In Quantum Mechanics the fundamental equations are the Schrödinger equations. One depends on time, determining the evolution of a physical state: \[i \partial_t \ket{\psi} = H \ket{\psi}\]

The other is the eigenvalue equation for the \(n\)-th eigenstate \(\psi_n\): \[H \ket{\psi}_n = E \ket{\psi}_n\]

If the are able to solve the latter, the time evolution reads: \[ \ket{\psi(0)} = \sum_n c_n \ket{\psi}_n \, \to \, \ket{\psi(t)} = \sum_n c_n e^{-i E_n t} \ket{\psi}_n \]

Note: Solving the Schrödinger equations can be simpler for some values of the parameters in the Hamiltonian (e.g. eq can use perturbation theory). For others, we have to resort to numerical methods.

Summary of the paper

In this paper I proposed an algorithm to solve the eigenvalue equation with a neural network. The usefulness is the ability to solve the eigenvalue equation with a form of unsupervised learning, for values the coupling where the analytic solution is not known.

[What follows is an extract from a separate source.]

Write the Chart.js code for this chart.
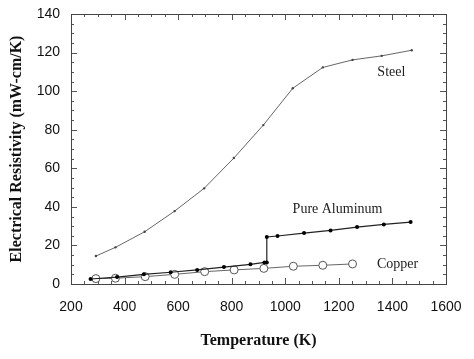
<!DOCTYPE html>
<html>
<head>
<meta charset="utf-8">
<script src="https://cdn.jsdelivr.net/npm/chart.js@4"></script>
<style>
  html, body { margin: 0; padding: 0; background: #fff; }
  #wrap { width: 474px; height: 359px; }
</style>
</head>
<body>
<div id="wrap"><canvas id="chart" width="474" height="359"></canvas></div>
<script>
// values
const steelT = [293, 366, 475, 587, 697, 808, 918, 1028, 1140, 1251, 1360, 1472];
const steelR = [14.5, 19.0, 27.1, 37.8, 49.6, 65.3, 82.4, 101.5, 112.3, 116.2, 118.3, 121.2];

const aluT = [273, 372, 472, 572, 671, 771, 870, 922, 931, 931, 971, 1070, 1169, 1268, 1368, 1468];
const aluR = [2.6, 3.6, 5.0, 6.1, 7.3, 8.8, 10.2, 11.2, 11.2, 24.4, 24.9, 26.4, 27.8, 29.5, 30.9, 32.1];

const copperT = [293, 366, 477, 587, 699, 809, 920, 1030, 1140, 1251];
const copperR = [2.8, 3.0, 3.8, 5.0, 6.4, 7.3, 8.1, 9.2, 9.7, 10.4];

const xTicks = [200, 400, 600, 800, 1000, 1200, 1400, 1600];
const yTicks = [0, 20, 40, 60, 80, 100, 120, 140];

const seriesLabels = [
  { text: 'Steel', x: 1396, y: 109.5 },
  { text: 'Pure Aluminum', x: 1195, y: 38.9 },
  { text: 'Copper', x: 1419, y: 10.4 }
];

const pts = (xs, ys) => xs.map((x, i) => ({ x: x, y: ys[i] }));

// frame, inner ticks and curve labels
const decor = {
  id: 'decor',
  afterDatasetsDraw(chart) {
    const ctx = chart.ctx;
    const a = chart.chartArea;
    const xs = chart.scales.x, ys = chart.scales.y;
    ctx.save();
    ctx.strokeStyle = '#555';
    ctx.lineWidth = 1;
    ctx.beginPath();
    for (let v = 200; v <= 1600; v += 50) {
      const px = Math.round(xs.getPixelForValue(v)) + 0.5;
      const len = v % 200 === 0 ? 6 : 3;
      ctx.moveTo(px, a.bottom); ctx.lineTo(px, a.bottom - len);
      ctx.moveTo(px, a.top); ctx.lineTo(px, a.top + len);
    }
    for (let v = 0; v <= 140; v += 5) {
      const py = Math.round(ys.getPixelForValue(v)) + 0.5;
      const len = v % 20 === 0 ? 6 : 3;
      ctx.moveTo(a.left, py); ctx.lineTo(a.left + len, py);
      ctx.moveTo(a.right, py); ctx.lineTo(a.right - len, py);
    }
    ctx.stroke();
    ctx.strokeStyle = '#444';
    ctx.strokeRect(Math.round(a.left) + 0.5, Math.round(a.top) + 0.5,
      Math.round(a.right - a.left), Math.round(a.bottom - a.top));

    ctx.fillStyle = '#222';
    ctx.font = '14px "Liberation Serif", "Times New Roman", serif';
    ctx.textAlign = 'center';
    ctx.textBaseline = 'middle';
    seriesLabels.forEach(l => {
      ctx.fillText(l.text, xs.getPixelForValue(l.x), ys.getPixelForValue(l.y));
    });
    ctx.restore();
  }
};

new Chart(document.getElementById('chart').getContext('2d'), {
  type: 'scatter',
  data: {
    datasets: [
      {
        label: 'Steel',
        data: pts(steelT, steelR),
        showLine: true,
        borderColor: '#666',
        borderWidth: 1,
        pointRadius: 1.2,
        pointBackgroundColor: '#444',
        pointBorderWidth: 0
      },
      {
        label: 'Pure Aluminum',
        data: pts(aluT, aluR),
        showLine: true,
        borderColor: '#222',
        borderWidth: 1.2,
        pointRadius: 2,
        pointBackgroundColor: '#000',
        pointBorderWidth: 0
      },
      {
        label: 'Copper',
        data: pts(copperT, copperR),
        showLine: true,
        borderColor: '#666',
        borderWidth: 1,
        pointRadius: 4,
        pointBackgroundColor: '#fff',
        pointBorderColor: '#555',
        pointBorderWidth: 1
      }
    ]
  },
  options: {
    responsive: false,
    animation: false,
    layout: { padding: { top: 14, right: 28, left: 0, bottom: 0 } },
    plugins: {
      legend: { display: false },
      tooltip: { enabled: false }
    },
    scales: {
      x: {
        type: 'linear',
        min: 200,
        max: 1600,
        afterFit(s) { s.height = 75; s.paddingLeft = 0; s.paddingRight = 0; },
        afterBuildTicks(s) { s.ticks = xTicks.map(v => ({ value: v })); },
        grid: { drawOnChartArea: false, drawTicks: false },
        border: { display: false },
        ticks: {
          padding: 15,
          color: '#111',
          callback: v => String(v),
          font: { family: '"Liberation Sans", Arial, sans-serif', size: 14 }
        },
        title: {
          display: true,
          text: 'Temperature (K)',
          color: '#111',
          padding: { top: 0, bottom: 9 },
          font: { family: '"Liberation Serif", "Times New Roman", serif', size: 16, weight: 'bold' }
        }
      },
      y: {
        min: 0,
        max: 140,
        afterFit(s) { s.width = 71; s.paddingTop = 0; s.paddingBottom = 0; },
        afterBuildTicks(s) { s.ticks = yTicks.map(v => ({ value: v })); },
        grid: { drawOnChartArea: false, drawTicks: false },
        border: { display: false },
        ticks: {
          padding: 11,
          color: '#111',
          callback: v => String(v),
          font: { family: '"Liberation Sans", Arial, sans-serif', size: 14 }
        },
        title: {
          display: true,
          text: 'Electrical Resistivity (mW-cm/K)',
          color: '#111',
          padding: { top: 7, bottom: 0 },
          font: { family: '"Liberation Serif", "Times New Roman", serif', size: 16, weight: 'bold' }
        }
      }
    }
  },
  plugins: [decor]
});
</script>
</body>
</html>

The key elements of originality are:

  1. This has never been done for lattice gauge theories, and has the potential of overcoming the exponential curse of the Hilbert space size scaling.
  2. I define and successfully test a procedure to compute the coupling dependence of the solution (i.e. the renormalization flow of the eigenfunctions and energies)
  3. The method is general and can be applied also to learn the dependence on other parameters of the Hamiltonian
  4. This is an Hamiltonian method. As such, it does not suffer from the typical Monte Carlo hindrances: critical slowing down, topological freezing, sign problem, etc.